I own it at 18 cents and I am just waiting to take the cash deal and see where it goes from there. I have traded over and above the core shares I own over the last few years to collect some dollars while I waited for something to happen.


----------



## dogcom (May 23, 2009)

I should add that many gold and in particular silver stocks have really performed well this year and no one on the forum except for James and myself have noticed it. I also own SSL and XGD in this sector and am still waiting to possibly put in a position into CEF.A. I have owned SLW and sold it in favour of XGD because of their deal with Glencore which is a good one but I am afraid of Glencore.


----------



## hboy43 (May 10, 2009)

dogcom said:


> I should add that many gold and in particular silver stocks have really performed well this year and no one on the forum except for James and myself have noticed it.

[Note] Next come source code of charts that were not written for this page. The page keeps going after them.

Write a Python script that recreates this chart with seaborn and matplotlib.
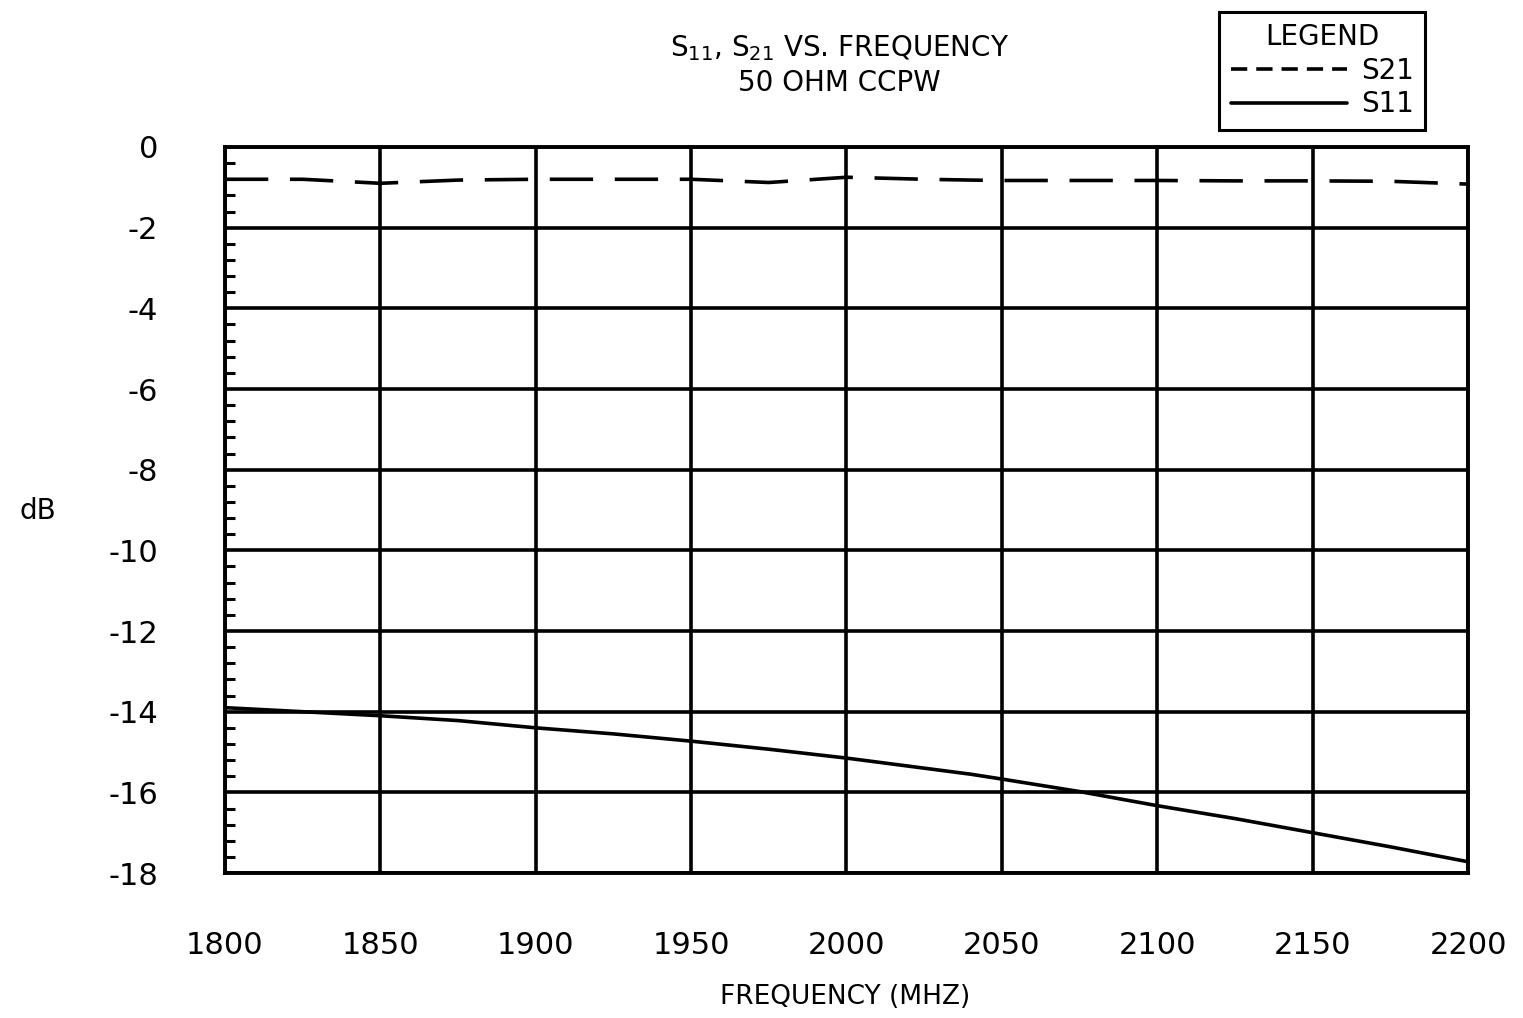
import numpy as np
import pandas as pd
import matplotlib
matplotlib.use("Agg")
import matplotlib.pyplot as plt
import seaborn as sns
from matplotlib.ticker import MultipleLocator

# values
freq = [1800, 1825, 1850, 1875, 1900, 1925, 1950, 1975, 2000, 2025,
        2040, 2050, 2075, 2100, 2125, 2150, 2175, 2200]
s11 = [-13.9, -14.0, -14.1, -14.22, -14.4, -14.55, -14.73, -14.93, -15.15, -15.4,
       -15.55, -15.67, -15.98, -16.33, -16.65, -17.0, -17.35, -17.72]
s21 = [-0.8, -0.8, -0.9, -0.82, -0.8, -0.8, -0.8, -0.88, -0.75, -0.8,
       -0.82, -0.83, -0.83, -0.83, -0.84, -0.84, -0.85, -0.92]

x_ticks = [1800, 1850, 1900, 1950, 2000, 2050, 2100, 2150, 2200]
y_ticks = [0, -2, -4, -6, -8, -10, -12, -14, -16, -18]

sns.set_theme(style="white")
plt.rcParams['font.family'] = ['DejaVu Sans']
plt.rcParams['text.color'] = 'black'
plt.rcParams['xtick.color'] = 'black'
plt.rcParams['ytick.color'] = 'black'
plt.rcParams['axes.labelcolor'] = 'black'

df = pd.DataFrame({'freq': freq, 'S21': s21, 'S11': s11})

fig = plt.figure(figsize=(15.23, 10.18), dpi=100)
ax = fig.add_axes([0.1477, 0.1424, 0.8162, 0.7132])

sns.lineplot(data=df, x='freq', y='S21', ax=ax, color='black', lw=2.6,
             label='S21')
ax.lines[-1].set_dashes([12, 6])
sns.lineplot(data=df, x='freq', y='S11', ax=ax, color='black', lw=2.6,
             label='S11')

ax.set_xlim(1800, 2200)
ax.set_ylim(-18, 0)
ax.set_xticks(x_ticks)
ax.set_yticks(y_ticks)
ax.set_yticklabels([str(v) for v in y_ticks])
ax.yaxis.set_minor_locator(MultipleLocator(0.4))
ax.grid(True, which='major', color='black', lw=2.6)
ax.tick_params(axis='both', which='major', length=0, labelsize=22)
ax.tick_params(axis='x', pad=42)
ax.tick_params(axis='y', pad=48)
ax.tick_params(axis='y', which='minor', direction='in', length=7,
               width=2.2, color='black', left=True)
for s in ax.spines.values():
    s.set_color('black')
    s.set_linewidth(2.8)

ax.set_xlabel('')
ax.set_ylabel('')
fig.text(0.555, 0.021, 'FREQUENCY (MHZ)', fontsize=19, ha='center', va='center')
fig.text(0.025, 0.498, 'dB', fontsize=20, ha='center', va='center')

fig.text(0.551, 0.953, 'S$_{11}$, S$_{21}$ VS. FREQUENCY', fontsize=20,
         ha='center', va='center')
fig.text(0.551, 0.918, '50 OHM CCPW', fontsize=20, ha='center', va='center')

leg = ax.legend(title='LEGEND', loc='upper right',
                bbox_to_anchor=(0.9357, 0.988), bbox_transform=fig.transFigure,
                fontsize=20, title_fontsize=20, frameon=True, fancybox=False,
                handlelength=4.2, handletextpad=0.5,
                borderpad=0.4, labelspacing=0.2, borderaxespad=0,
                framealpha=1)
leg.get_frame().set_edgecolor('black')
leg.get_frame().set_linewidth(2.2)
leg.get_lines()[0].set_dashes([4.5, 2.5])

fig.savefig('out.png', dpi=100, facecolor='white')
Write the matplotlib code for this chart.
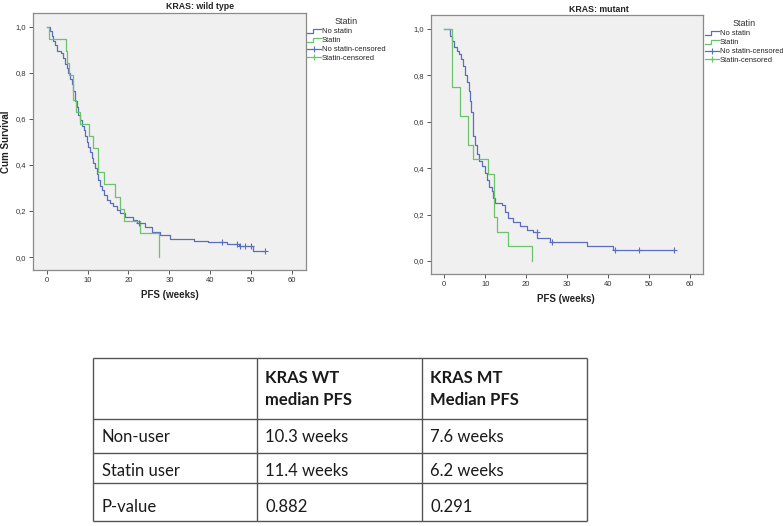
import numpy as np
import matplotlib
matplotlib.use("Agg")
import matplotlib.pyplot as plt
from matplotlib.lines import Line2D
from matplotlib.legend_handler import HandlerBase
from matplotlib.ticker import FuncFormatter

# ---------------- data ----------------
wt_nostatin_t = [0, 0.8, 1.2, 1.6, 2.0, 2.4, 3.6, 4.1, 4.5, 4.9, 5.3, 5.7, 6.1, 6.5, 6.9,
                 7.3, 7.7, 8.1, 8.6, 9.0, 9.4, 9.8, 10.2, 10.6, 11.0, 11.4, 11.8, 12.2,
                 12.6, 13.0, 13.5, 14.0, 14.7, 15.5, 16.3, 17.1, 17.9, 19.2, 21.2, 22.0,
                 24.0, 25.7, 27.7, 30.2, 36.1, 39.5, 44.0, 47.0, 50.4, 53.4]
wt_nostatin_s = [1.0, 0.98, 0.96, 0.94, 0.92, 0.895, 0.885, 0.865, 0.84, 0.82, 0.80, 0.775,
                 0.75, 0.72, 0.68, 0.65, 0.615, 0.595, 0.57, 0.55, 0.525, 0.50, 0.48, 0.455,
                 0.43, 0.41, 0.385, 0.36, 0.335, 0.31, 0.29, 0.27, 0.25, 0.235, 0.22, 0.205,
                 0.19, 0.172, 0.16, 0.15, 0.13, 0.11, 0.096, 0.08, 0.072, 0.065, 0.058, 0.05,
                 0.025, 0.025]
wt_nostatin_cens = [22.6, 42.8, 46.6, 47.3, 48.4, 50.0, 53.4]

wt_statin_t = [0, 0.55, 4.7, 5.0, 5.5, 6.35, 7.2, 8.2, 10.3, 11.4, 12.5, 14.0, 16.7,
               17.9, 19.0, 22.7, 27.5]
wt_statin_s = [1.0, 0.947, 0.895, 0.842, 0.789, 0.684, 0.632, 0.579, 0.526, 0.474, 0.368,
               0.316, 0.263, 0.211, 0.158, 0.105, 0.0]

mt_nostatin_t = [0, 1.4, 1.8, 2.3, 3.0, 3.6, 4.0, 4.5, 5.0, 5.5, 6.0, 6.3, 6.6, 6.9, 7.1,
                 7.4, 7.9, 8.5, 9.2, 9.9, 10.5, 10.9, 11.6, 12.0, 12.4, 14.0, 14.8, 15.6,
                 16.8, 18.5, 20.1, 21.7, 22.7, 25.8, 34.9, 41.1, 56.1]
mt_nostatin_s = [1.0, 0.97, 0.945, 0.92, 0.905, 0.89, 0.87, 0.84, 0.80, 0.77, 0.73, 0.69,
                 0.64, 0.59, 0.54, 0.50, 0.46, 0.43, 0.41, 0.38, 0.35, 0.32, 0.30, 0.27,
                 0.25, 0.24, 0.21, 0.185, 0.17, 0.15, 0.135, 0.125, 0.098, 0.082, 0.066,
                 0.048, 0.048]
mt_nostatin_cens = [22.6, 26.3, 41.6, 47.6, 56.1]

mt_statin_t = [0, 2.0, 3.9, 5.9, 7.1, 10.7, 12.2, 12.9, 15.6, 21.5]
mt_statin_s = [1.0, 0.75, 0.625, 0.5, 0.4375, 0.375, 0.1875, 0.125, 0.0625, 0.0]

titles = ["KRAS: wild type", "KRAS: mutant"]
legend_labels = ["No statin", "Statin", "No statin-censored", "Statin-censored"]
x_ticks = [0, 10, 20, 30, 40, 50, 60]
y_ticks = [0.0, 0.2, 0.4, 0.6, 0.8, 1.0]

row_labels = ["Non-user", "Statin user", "P-value"]
col_headers = ["KRAS WT\nmedian PFS", "KRAS MT\nMedian PFS"]
cell_values = [["10.3 weeks", "7.6 weeks"],
               ["11.4 weeks", "6.2 weeks"],
               ["0.882", "0.291"]]

# ---------------- style ----------------
BLUE = "#5b6dbd"
GREEN = "#6cc36c"
W, H = 783, 526
FONT = "Liberation Sans"

fig = plt.figure(figsize=(W / 100, H / 100), dpi=100)


def px(x, y):
    return x / W, 1 - y / H


class StepHandler(HandlerBase):
    def create_artists(self, legend, orig_handle, xdescent, ydescent, width, height,
                       fontsize, trans):
        x0, y0 = -xdescent, -ydescent
        xs = [x0, x0 + 0.45 * width, x0 + 0.45 * width, x0 + width]
        ys = [y0 + 0.15 * height, y0 + 0.15 * height, y0 + 0.85 * height, y0 + 0.85 * height]
        ln = Line2D(xs, ys, color=orig_handle.get_color(), lw=orig_handle.get_linewidth())
        ln.set_transform(trans)
        return [ln]


def km_panel(rect, xlim, ylim, curves, cens, title, title_xy, xlabel_xy, legend_xy, ylabel=None):
    ax = fig.add_axes(rect)
    ax.set_facecolor("#f0f0f0")
    for sp in ax.spines.values():
        sp.set_color("#8a8a8a")
        sp.set_linewidth(0.9)
    for (t, s, c) in curves:
        ax.step(t, s, where="post", color=c, lw=0.9)
    for (ct, t, s, c) in cens:
        idx = np.searchsorted(t, ct, side="right") - 1
        ax.plot(ct, np.asarray(s)[idx], ls="none", marker="+", ms=3.8, mew=0.8, color=c)
    ax.set_xlim(*xlim)
    ax.set_ylim(*ylim)
    ax.set_xticks(x_ticks)
    ax.set_yticks(y_ticks)
    ax.yaxis.set_major_formatter(FuncFormatter(lambda v, p: f"{v:.1f}".replace(".", ",")))
    ax.tick_params(direction="out", length=3, width=0.7, color="#555555",
                   labelsize=5.5, labelcolor="#333333", pad=2, top=False, right=False)
    for lab in ax.get_xticklabels() + ax.get_yticklabels():
        lab.set_fontfamily(FONT)
    fig.text(*px(*title_xy), title, ha="center", va="center", fontsize=6.3,
             fontweight="bold", family=FONT, color="#222222")
    fig.text(*px(*xlabel_xy), "PFS (weeks)", ha="center", va="center", fontsize=7,
             fontweight="bold", family=FONT, color="#222222")
    if ylabel:
        fig.text(*px(6.5, 141.5), ylabel, ha="center", va="center", rotation=90,
                 fontsize=7, fontweight="bold", family=FONT, color="#222222")
    handles = [Line2D([], [], color=BLUE, lw=0.9), Line2D([], [], color=GREEN, lw=0.9),
               Line2D([], [], color=BLUE, lw=0.9, marker="+", ms=4, mew=0.8),
               Line2D([], [], color=GREEN, lw=0.9, marker="+", ms=4, mew=0.8)]
    leg = fig.legend(handles, legend_labels, loc="upper left", bbox_to_anchor=px(*legend_xy),
                     frameon=False, title="Statin", borderpad=0, borderaxespad=0,
                     handlelength=1.8, handletextpad=0.15, labelspacing=0.22,
                     prop={"family": FONT, "size": 5.4},
                     title_fontproperties={"family": FONT, "size": 6.5},
                     handler_map={handles[0]: StepHandler(), handles[1]: StepHandler()})
    leg.get_title().set_color("#333333")
    for tx in leg.get_texts():
        tx.set_color("#222222")
    return ax


km_panel([33 / W, 1 - 270 / H, 273 / W, 257 / H], (-3.35, 63.4), (-0.056, 1.06),
         [(wt_nostatin_t, wt_nostatin_s, BLUE), (wt_statin_t, wt_statin_s, GREEN)],
         [(wt_nostatin_cens, wt_nostatin_t, wt_nostatin_s, BLUE)],
         titles[0], (200.5, 6.7), (169.7, 295), (307, 17.5), ylabel="Cum Survival")

km_panel([430.7 / W, 1 - 274 / H, 272.3 / W, 259 / H], (-3.32, 63.2), (-0.056, 1.059),
         [(mt_nostatin_t, mt_nostatin_s, BLUE), (mt_statin_t, mt_statin_s, GREEN)],
         [(mt_nostatin_cens, mt_nostatin_t, mt_nostatin_s, BLUE)],
         titles[1], (599, 9.3), (566, 299), (705, 19.5))

# ---------------- table ----------------
tax = fig.add_axes([0, 0, 1, 1], zorder=-1)
tax.set_xlim(0, W)
tax.set_ylim(H, 0)
tax.axis("off")
col_x = [92.7, 256.7, 421.7, 586.7]
row_y = [358.3, 419, 453.3, 483.3, 521]
for x in col_x:
    tax.plot([x, x], [row_y[0], row_y[-1]], color="#555555", lw=1.0, solid_capstyle="butt")
for y in row_y:
    tax.plot([col_x[0], col_x[-1]], [y, y], color="#555555", lw=1.0, solid_capstyle="butt")

TFONT = "Lato"
for j, hdr in enumerate(col_headers):
    tax.text(col_x[j + 1] + 8.5, (row_y[0] + row_y[1]) / 2 + 0.5, hdr, ha="left", va="center",
             fontsize=12, fontweight="bold", family=TFONT, color="#1a1a1a", linespacing=1.45)
text_y = [436.7, 471.2, 506.5]
for i, lab in enumerate(row_labels):
    tax.text(col_x[0] + 9, text_y[i], lab, ha="left", va="center", fontsize=12,
             family=TFONT, color="#1a1a1a")
    for j, val in enumerate(cell_values[i]):
        tax.text(col_x[j + 1] + 8.5, text_y[i], val, ha="left", va="center", fontsize=12,
                 family=TFONT, color="#1a1a1a")

fig.savefig("out.png", dpi=100)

I noticed, I read the news, but that is not really what was meant by the comment was it? Lots of folks don't do gold and silver for very rational reasons. I have done just fine this year without any gold, and am quite happy to not appear any where near James on the Venn diagram of investors.

Hboy43


----------



## dogcom (May 23, 2009)

True, I should have said not cared, don't believe in it and so on. I feel we are near the end of the current system of market rigging and gold and silver are starting to reflect that for reasons I have given under the CEF.A thread. You will need real things and not just digital wealth to get through it and you in particular have land and such so you are covered but those relying on digital accounts alone could be in trouble.


----------